No one knew of his mother, his jungle village recalled hos father alone cared for him, but had to leave him shut up in a hut all day while away begging, for fear the boy would drown, or fall into a fire, or get set upon by packs of wild dogs.
Interestingly, I was never capable of reconciling the supreme joy and pleasure an entire village received from capturing and beating a wild dog to death. Hindus, Christians, and Muslims all enjoyed this undertaking to a great degree greater than I am able to understand. Sure it was reasonable and necessary. I would do it also. But, I don't see where the joy comes into the project. I've only had to put down dogs I have known and loved. Once I had to have a wild dog killed, but I was shaking so badly I couldn't shoot, I had to have my daughter Havilah do it. I can only "kill" what I love, not what I hate. This seems sensible, but I seem to be the odd man out.

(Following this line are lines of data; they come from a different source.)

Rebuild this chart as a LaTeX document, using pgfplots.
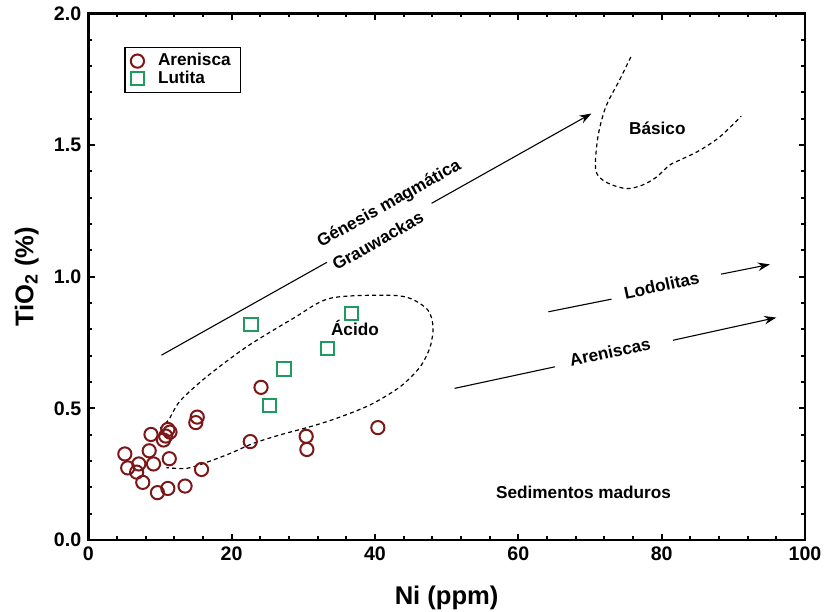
\documentclass[border=0pt]{standalone}
\usepackage{pgfplots}
\pgfplotsset{compat=1.18}
\usepackage{fontspec}
\setmainfont{Liberation Sans}
\usetikzlibrary{arrows.meta}
\definecolor{arcol}{RGB}{125,22,22}
\definecolor{lucol}{RGB}{30,155,95}
\begin{document}
\begin{tikzpicture}
\begin{axis}[
  name=ax,
  scale only axis, width=358.4pt, height=263.3pt,
  xmin=0, xmax=100, ymin=0, ymax=2,
  xtick={0,20,40,60,80,100}, ytick={0,0.5,1,1.5,2},
  minor x tick num=4, minor y tick num=4,
  axis line style={line width=1.4pt},
  major tick style={line width=1pt, black},
  minor tick style={line width=1pt, black},
  major tick length=3.2pt, minor tick length=2pt,
  tick label style={font=\fontsize{9.8}{11}\selectfont\bfseries},
  /pgf/number format/assume math mode=true,
  y tick label style={/pgf/number format/.cd, fixed, fixed zerofill, precision=1},
  xlabel={Ni (ppm)}, ylabel={TiO\textsubscript{2} (\%)},
  label style={font=\fontsize{12.8}{14}\selectfont\bfseries},
  xlabel style={at={(axis description cs:0.5,-0.11)}, anchor=center},
  ylabel style={at={(axis description cs:-0.086,0.5)}, anchor=center},
  legend style={at={(rel axis cs:0.05,0.937)}, anchor=north west, draw=black, line width=0.7pt,
    font=\fontsize{8.6}{10}\selectfont\bfseries, inner xsep=3pt, inner ysep=1pt, row sep=-3pt},
  legend cell align=left,
  clip=false,
]
\addplot[only marks, mark=o, mark size=3.3pt, line width=1pt, color=arcol] coordinates {
  (5.1,0.327) (5.5,0.274) (6.75,0.258) (7.05,0.289) (7.6,0.219) (8.5,0.339)
  (8.75,0.401) (9.1,0.289) (9.65,0.180) (11.1,0.196) (10.5,0.380) (10.8,0.395)
  (11.1,0.420) (11.4,0.410) (11.3,0.309) (13.5,0.205) (15.0,0.446) (15.2,0.467)
  (15.8,0.268) (22.6,0.374) (24.1,0.580) (30.4,0.394) (30.5,0.344) (40.4,0.427)
};
\addlegendentry{\hspace{5pt}Arenisca}
\addplot[only marks, mark=square, mark size=3.3pt, line width=1pt, color=lucol] coordinates {
  (22.7,0.818) (25.3,0.512) (27.3,0.650) (33.4,0.727) (36.7,0.859)
};
\addlegendentry{\hspace{5pt}Lutita}
% Acido region
\addplot[smooth, black, line width=0.6pt, dash pattern=on 2pt off 1.6pt, forget plot] coordinates {
  (10.0,0.424) (11.2,0.456) (12.8,0.528) (16.5,0.620) (22.1,0.734) (28.6,0.842)
  (33.7,0.918) (41.6,0.930) (44.9,0.918) (47.4,0.873) (48.1,0.810) (47.7,0.734)
  (46.3,0.658) (43.5,0.582) (39.3,0.513) (34.6,0.462) (30.9,0.430) (26.7,0.399)
  (23.0,0.367) (19.8,0.329) (16.5,0.295) (13.7,0.272) (10.9,0.275)
};
% Basico region
\addplot[smooth, black, line width=0.6pt, dash pattern=on 2pt off 1.6pt, forget plot] coordinates {
  (75.7,1.835) (74.1,1.746) (72.2,1.645) (71.1,1.531) (70.8,1.405) (72.2,1.360)
  (75.0,1.335) (77.3,1.348) (79.3,1.379) (81.1,1.424) (83.0,1.449) (85.3,1.480)
  (88.1,1.531) (91.1,1.610)
};
% Genesis magmatica arrow
\addplot[black, line width=0.55pt, forget plot] coordinates {(10.2,0.702) (33.3,1.055)};
\addplot[black, line width=0.55pt, -{Stealth[length=6pt,width=4.2pt]}, forget plot] coordinates {(47.9,1.279) (70.2,1.620)};
% Lodolitas arrow
\addplot[black, line width=0.55pt, forget plot] coordinates {(64.2,0.867) (73.0,0.915)};
\addplot[black, line width=0.55pt, -{Stealth[length=6pt,width=4.2pt]}, forget plot] coordinates {(88.3,1.010) (95.1,1.047)};
% Areniscas arrow
\addplot[black, line width=0.55pt, forget plot] coordinates {(51.1,0.576) (65.1,0.658)};
\addplot[black, line width=0.55pt, -{Stealth[length=6pt,width=4.2pt]}, forget plot] coordinates {(81.6,0.759) (96.0,0.845)};
\begin{scope}[every node/.style={font=\fontsize{8.6}{10}\selectfont\bfseries}]
\node[rotate=29.3] at (axis cs:42.0,1.276) {Génesis magmática};
\node[rotate=29.3] at (axis cs:40.4,1.137) {Grauwackas};
\node[rotate=12.3] at (axis cs:80.0,0.968) {Lodolitas};
\node[rotate=12.4] at (axis cs:72.8,0.715) {Areniscas};
\node at (axis cs:79.4,1.563) {Básico};
\node at (axis cs:37.2,0.805) {Ácido};
\node at (axis cs:69.1,0.183) {Sedimentos maduros};
\end{scope}
\end{axis}
\pgfresetboundingbox
\path[use as bounding box] ([xshift=-44.15pt,yshift=-35.5pt]ax.south west) rectangle ([xshift=10pt,yshift=6.75pt]ax.north east);
\end{tikzpicture}
\end{document}
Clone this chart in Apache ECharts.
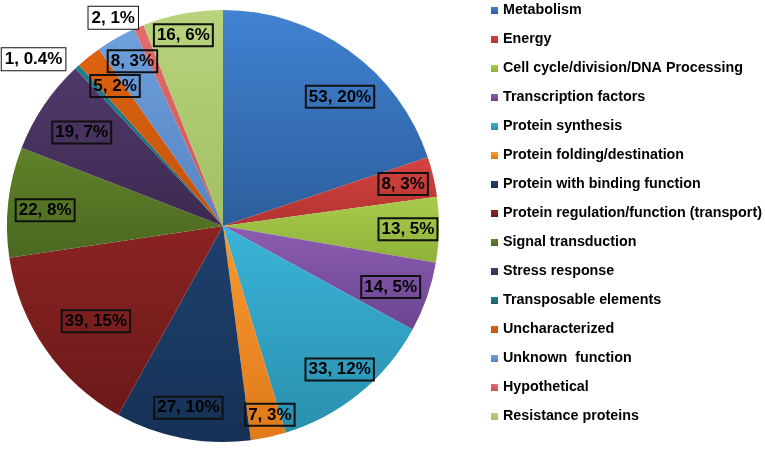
<!DOCTYPE html>
<html>
<head>
<meta charset="utf-8">
<script src="https://cdn.jsdelivr.net/npm/echarts@6/dist/echarts.min.js"></script>
<style>
  html, body { margin: 0; padding: 0; background: #fff; }
  #chart { width: 765px; height: 453px; }
</style>
</head>
<body>
<div id="chart"></div>
<script>
const categories = [
  'Metabolism', 'Energy', 'Cell cycle/division/DNA Processing', 'Transcription factors',
  'Protein synthesis', 'Protein folding/destination', 'Protein with binding function',
  'Protein regulation/function (transport)', 'Signal transduction', 'Stress response',
  'Transposable elements', 'Uncharacterized', 'Unknown  function', 'Hypothetical',
  'Resistance proteins'
]
const counts = [53, 8, 13, 14, 33, 7, 27, 39, 22, 19, 1, 5, 8, 2, 16]
// labels drawn outside the pie (small slices at the top)
const outsideLabels = ['Transposable elements', 'Hypothetical']

// light (top) / dark (bottom) shade of each slice
const lightColors = ['#4182d2', '#d4433f', '#a8ca4c', '#8c5db2', '#3ab4d8', '#f8982f', '#1f416f', '#8b2323', '#60822a', '#50396a', '#20808f', '#dc620e', '#6ea0de', '#e46c6c', '#b8d37c']
const darkColors  = ['#2c5e9d', '#b23331', '#8fb13a', '#6b4490', '#2a8fae', '#e07a1a', '#163155', '#6b1919', '#4b6820', '#3c2a50', '#16606e', '#c2530b', '#5583c0', '#cc5454', '#a2bf62']

// small nudges so labels sit where the original placed them
const labelNudge = {
  'Metabolism': [9, 21],
  'Transcription factors': [-7, 0],
  'Protein folding/destination': [8, 8],
  'Protein regulation/function (transport)': [25, -10],
  'Signal transduction': [6, 5],
  'Stress response': [12, 10],
  'Uncharacterized': [7, 5],
  'Unknown  function': [1, -4],
  'Resistance proteins': [-5, -9],
  'Hypothetical': [8, 0]
}

const total = counts.reduce((a, b) => a + b, 0)
const fmt = p => {
  const pct = p.value / total * 100
  const r = Math.round(pct)
  return p.value + ', ' + (r === 0 ? pct.toFixed(1) : r) + '%'
}

const grad = i => new echarts.graphic.LinearGradient(0, 0, 0, 1, [
  { offset: 0, color: lightColors[i] },
  { offset: 1, color: darkColors[i] }
])

const sliceData = categories.map((name, i) => ({
  name, value: counts[i], itemStyle: { color: grad(i) }
}))
const labelData = categories.map((name, i) => {
  const item = { name, value: counts[i] }
  if (outsideLabels.includes(name)) {
    item.label = { position: 'outside', backgroundColor: '#fff' }
    item.labelLine = { show: false, length: 10, length2: 0 }
  }
  return item
})

const chart = echarts.init(document.getElementById('chart'))
chart.setOption({
  animation: false,
  color: darkColors,
  legend: {
    orient: 'vertical',
    left: 491,
    top: 3,
    padding: 0,
    icon: 'rect',
    itemWidth: 7,
    itemHeight: 7,
    itemGap: 14,
    data: categories,
    textStyle: {
      fontFamily: 'Liberation Sans, Arial, sans-serif',
      fontWeight: 'bold',
      fontSize: 14.3,
      lineHeight: 15,
      color: '#000'
    }
  },
  series: [{
    type: 'pie',
    center: [223, 226],
    radius: 216,
    startAngle: 90,
    silent: true,
    label: { show: false },
    labelLine: { show: false },
    data: sliceData
  }, {
    type: 'pie',
    center: [223, 226],
    radius: [148, 216],
    startAngle: 90,
    silent: true,
    avoidLabelOverlap: false,
    itemStyle: { color: 'transparent' },
    label: {
      show: true,
      position: 'inside',
      rotate: 0,
      overflow: 'none',
      formatter: fmt,
      fontFamily: 'Liberation Sans, Arial, sans-serif',
      fontWeight: 'bold',
      fontSize: 17,
      color: '#000',
      backgroundColor: 'transparent',
      borderColor: '#111',
      borderWidth: 1,
      padding: [3, 3, 2, 3]
    },
    labelLine: { show: false },
    labelLayout: p => {
      const n = labelNudge[categories[p.dataIndex]]
      return n ? { dx: n[0], dy: n[1] } : {}
    },
    data: labelData
  }]
})
</script>
</body>
</html>
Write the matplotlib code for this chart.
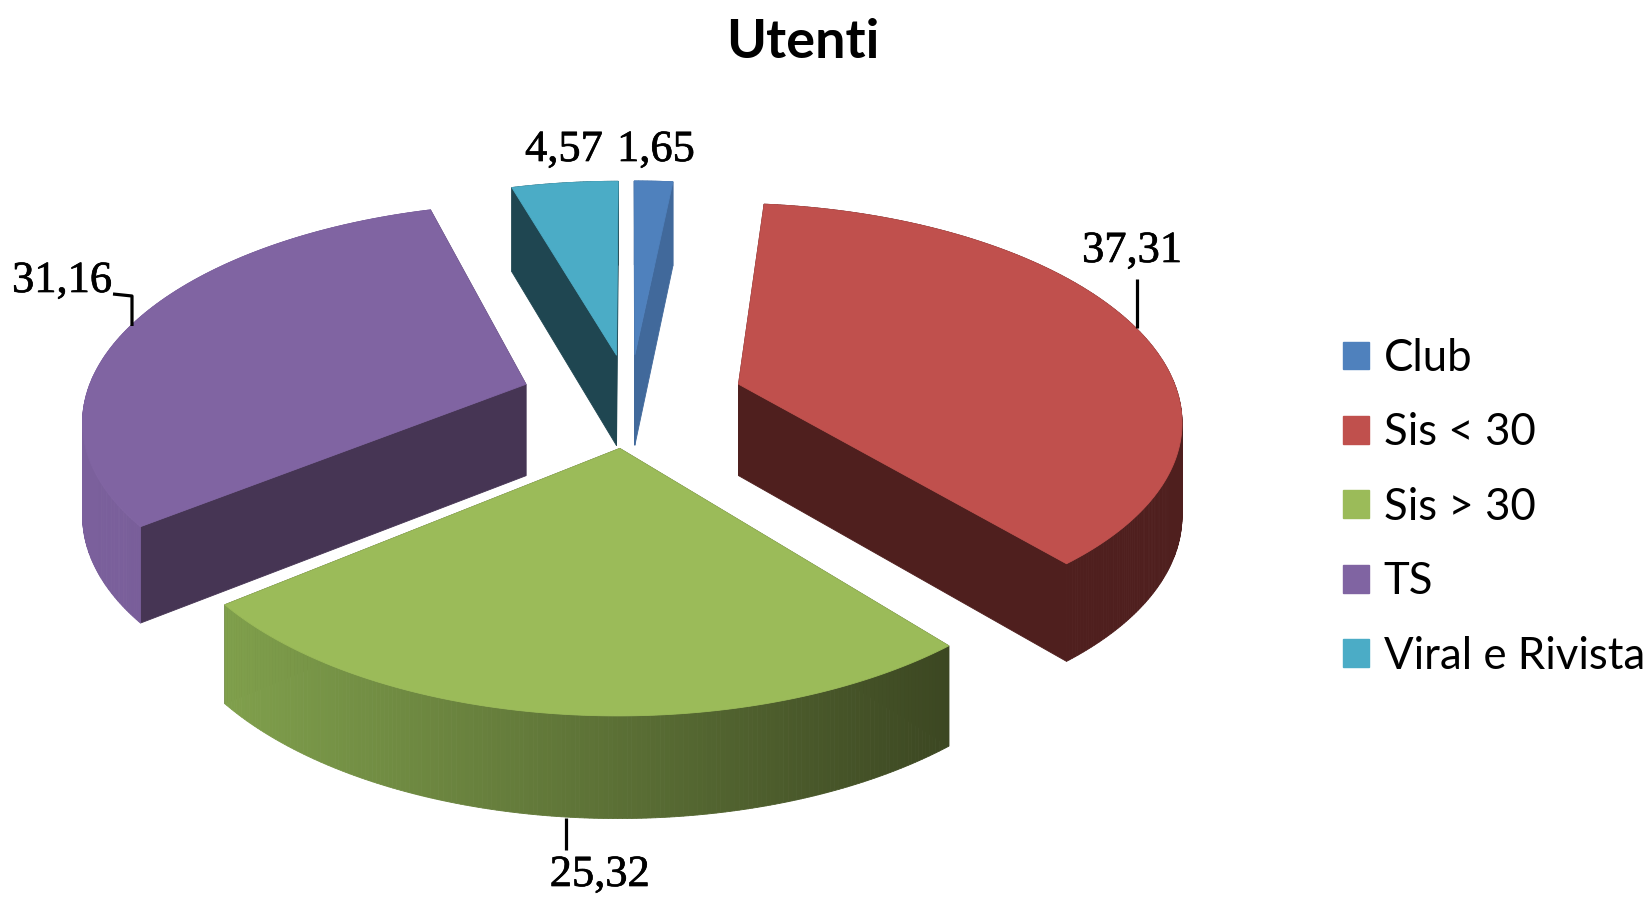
import numpy as np
import matplotlib
matplotlib.use("Agg")
import matplotlib.pyplot as plt
import matplotlib.patheffects as pe
from matplotlib.patches import Polygon, Patch

# --- data ---
categories = ["Club", "Sis < 30", "Sis > 30", "TS", "Viral e Rivista"]
values = [1.65, 37.31, 25.32, 31.16, 4.57]
value_labels = ["1,65", "37,31", "25,32", "31,16", "4,57"]
title = "Utenti"

# --- style ---
top_colors = ["#4F81BD", "#C0504D", "#9BBB59", "#8064A2", "#4BACC6"]
wall_colors = ["#41699B", "#4F1F1E", "#3F4A22", "#463554", "#1F4651"]
rim_left = ["#41699B", "#4F1F1E", "#80A04C", "#7B609C", "#1F4651"]
rim_right = ["#41699B", "#4F1F1E", "#3C4722", "#6F5590", "#1F4651"]
explode = [0.22, 0.26, 0.222, 0.25, 0.22]
draw_order = [0, 4, 3, 1, 2]

# --- projection (pixel space of the figure) ---
CX, CY = 630.0, 400.0
A, B = 441.0, 212.0
K = 0.148
DEPTH = 92.0


def project(x, y, z=0.0):
    w = 1.0 + K * y
    return CX + A * x / w, CY - B * y / w + z * DEPTH / w ** 0.55


def wedge_geometry(start, end, e):
    mid = np.radians((start + end) / 2)
    ox, oy = e * np.sin(mid), e * np.cos(mid)
    t = np.radians(np.linspace(start, end, max(int(end - start) * 2, 8)))
    return ox, oy, ox + np.sin(t), oy + np.cos(t)


fig = plt.figure(figsize=(16.5, 8.99), dpi=100)
ax = fig.add_axes([0, 0, 1, 1])
ax.set_xlim(0, 1650)
ax.set_ylim(899, 0)
ax.axis("off")

shares = np.array(values) / np.sum(values) * 360.0
ends = np.cumsum(shares)
starts = ends - shares


def add_poly(pts, color, zorder):
    ax.add_patch(Polygon(pts, closed=True, facecolor=color, edgecolor=color,
                         lw=0.6, zorder=zorder))


for rank, i in enumerate(draw_order):
    ox, oy, rx, ry = wedge_geometry(starts[i], ends[i], explode[i])
    z0 = 10 * rank
    # radial walls
    for ex, ey in [(rx[0], ry[0]), (rx[-1], ry[-1])]:
        add_poly([project(ox, oy), project(ex, ey), project(ex, ey, 1), project(ox, oy, 1)],
                 wall_colors[i], z0 + 1)
    # outer rim, shaded in bands
    px = np.array([project(a, b)[0] for a, b in zip(rx, ry)])
    span = max(px.max() - px.min(), 1.0)
    c0 = np.array(matplotlib.colors.to_rgb(rim_left[i]))
    c1 = np.array(matplotlib.colors.to_rgb(rim_right[i]))
    for j in range(len(rx) - 1):
        f = ((px[j] + px[j + 1]) / 2 - px.min()) / span
        col = c0 + (c1 - c0) * f
        add_poly([project(rx[j], ry[j]), project(rx[j + 1], ry[j + 1]),
                  project(rx[j + 1], ry[j + 1], 1), project(rx[j], ry[j], 1)],
                 col, z0 + 2)
    # top face
    pts = [project(ox, oy)] + [project(a, b) for a, b in zip(rx, ry)]
    add_poly(pts, top_colors[i], z0 + 3)

# --- value labels and leader lines ---
label_pos = [(656, 150), (1132, 251), (600, 875), (62, 281), (564, 150)]
for (x, y), s in zip(label_pos, value_labels):
    ax.text(x, y, s, ha="center", va="center", fontsize=32, family="Liberation Serif",
            color="black", zorder=100,
            path_effects=[pe.withStroke(linewidth=0.5, foreground="black")])
leaders = [
    ([1137, 1137], [279, 328]),
    ([113, 132, 132], [294, 296, 326]),
    ([566, 566], [818, 850]),
]
for xs, ys in leaders:
    ax.plot(xs, ys, color="black", lw=2.3, zorder=100, solid_capstyle="butt")

ax.text(803, 43, title, ha="center", va="center", fontsize=39, fontweight="bold",
        family="Lato", color="black")

handles = [Patch(facecolor=c, edgecolor=c, label=n) for c, n in zip(top_colors, categories)]
ax.legend(handles=handles, loc="upper left", bbox_to_anchor=(1343, 338),
          bbox_transform=ax.transData, frameon=False, borderpad=0, borderaxespad=0,
          prop={"family": "Lato", "size": 31.5}, handlelength=0.6, handleheight=0.6,
          handletextpad=0.33, labelspacing=0.763)

fig.savefig("out.png", dpi=100, facecolor="white")
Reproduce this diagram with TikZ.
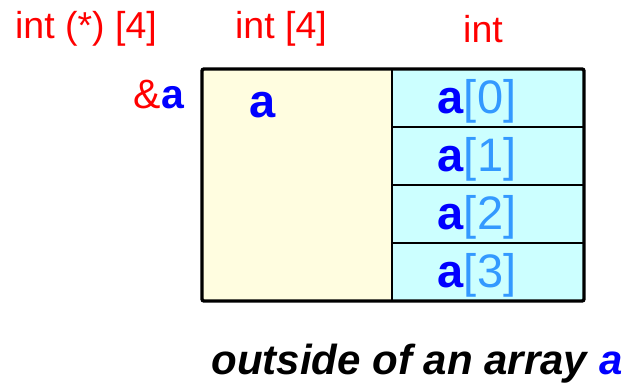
\documentclass[tikz,border=0pt]{standalone}
\usepackage{fontspec}
\setmainfont{Liberation Sans}
\definecolor{lblred}{HTML}{FF0000}
\definecolor{abl}{HTML}{0000FF}
\definecolor{idxbl}{HTML}{3399FF}
\definecolor{yelfill}{HTML}{FFFDE0}
\definecolor{cyfill}{HTML}{CCFFFF}
\begin{document}
\begin{tikzpicture}[x=1pt,y=-1pt,
  txt/.style={inner sep=0pt,anchor=base},
  typelbl/.style={txt,text=lblred,font=\fontsize{37.5}{41}\selectfont},
  idx/.style={txt,font=\fontsize{47}{50}\selectfont},
  thin/.style={line width=1.6pt},
  outer/.style={line width=3.4pt,rounded corners=2pt}]
\useasboundingbox (0,0) rectangle (628,384);
% cells
\fill[yelfill] (202,69) rectangle (392,301);
\fill[cyfill] (392,69) rectangle (584,301);
\coordinate (d1) at (392,69);
\coordinate (d2) at (392,301);
\draw[thin] (d1) -- (d2);
\foreach \yy in {127,185,243}{
  \draw[thin] (392,\yy) -- (584,\yy);
}
\draw[outer] (202,69) rectangle (584,301);
% labels
\node[typelbl] (t1) at (86,38) {int (*) [4]};
\node[typelbl] (t2) at (281,38) {int [4]};
\node[typelbl] (t3) at (483,42) {int};
\node[txt,anchor=base east,font=\fontsize{41}{45}\selectfont] (amp) at (184,108) {\textcolor{lblred}{\&}\textcolor{abl}{\bfseries a}};
\node[idx,text=abl] (aa) at (263,117) {\bfseries a};
\foreach \i in {0,1,2,3}{
  \node[idx] (e\i) at (477,113+58*\i) {\textcolor{abl}{\bfseries a}\textcolor{idxbl}{[\i]}};
}
\node[txt,font=\fontsize{42}{46}\selectfont\bfseries\itshape] (cap) at (417,374) {outside of an array \textcolor{abl}{a}};
\end{tikzpicture}
\end{document}
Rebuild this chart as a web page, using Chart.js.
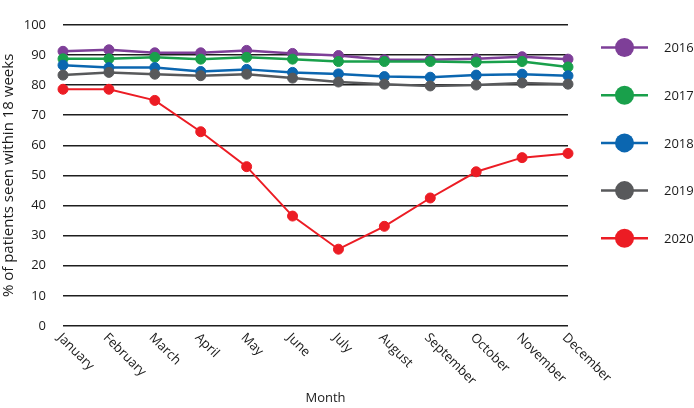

It may seem humorous to some, but when we run out of money on this little farm, we may have to live on steak and ice cream for a while. Life has prepositioned essential tragedies I guess. Perhaps joy cometh in the morning, but morning comes after mourning and reality.
Perhaps Babloo's father died or gave him to the brothers. I don't know. Some desciption of finding him squatting in the dark was all I remember.
I figured if he could keep up with a slow bicycle in the past, he might walk at least. It turns out he would. His skin had grown together between his thighs and calves, but this was more easily separated than I expected. In about three days using a pocket knife, he had regular legs. Hexa-Meta-Phenyl something or other; I discovered was toxic 30 years later. Hell, we bathed people in it. Then we sprayed them with DDT to keep the mosquitoes and flies of death off of them till their next bath. Otherwise they would smell dead before they were of course.
Work on his knees also proceeded quickly. I pulled until I saw tears and distress in his face. I never saw him cry. He never complained one bit. Silence and laughter were his boundary limits of expression. In one week he was up and standing. He needed no encouragement to walk. Just stand near enough and he could hold on to some part of you. He was slow but steady and could walk 100 yards easily.
I spent alot of time with Babloo for about a month. We played on a swing set. I don't remember if he could propel himself, he sat, gripped, and laughed and smiled just fine. I have little black and white photos of him on the swing set with me. It was at this time I gave up shaving as the photos show. Around this time, I got an infection in my foot, followed by a fever, dysentary, and the acute stages of hepatitis. I was practically incoherant and every attempt at mobility seemed like walking under water where your toes can barely touch the mud. I clung to Babloo and he to me. One day I was feeling well enough to play my violin for a circle of boys. A boy slapped Babloo on the back, sending him into a seizure. I broke my violin bow on that boy's head, I lost my balance and ended up on the ground, preserving my instrument somehow. I had two bows and have been playing with the one I made when I was sixteen years old ever since. It's not very good, but, then again, I'm not much of a violinist. I play about as well as Sherlock Holmes and Einstein put together.
The brothers thought I was considering Babloo a possession. Everyone was allowed only so many things and people were not among these things. I wanted to keep him. I was transferred to aleper colony. I wanted to return to Norpur, but it never happened. Eventually, I was sent home. I could not take Babloo. India allowed only perfect children to leave.
I have had a beard ever since. When I look into a mirror and smile, I see a young boy. In all my letters asking how Babloo was doing, all I was told was "fine". Meaning more precisely, no one rotates his bowl.
Some things change, others only endure as long as they can, I still have the hepatitis and the violin to cling to, you see. Those things which remain constant, enduring, faithful, and true to character are called friends in life. Yet, when my toes can no longer reach the mud...I should like to swing a bit more with Babloo.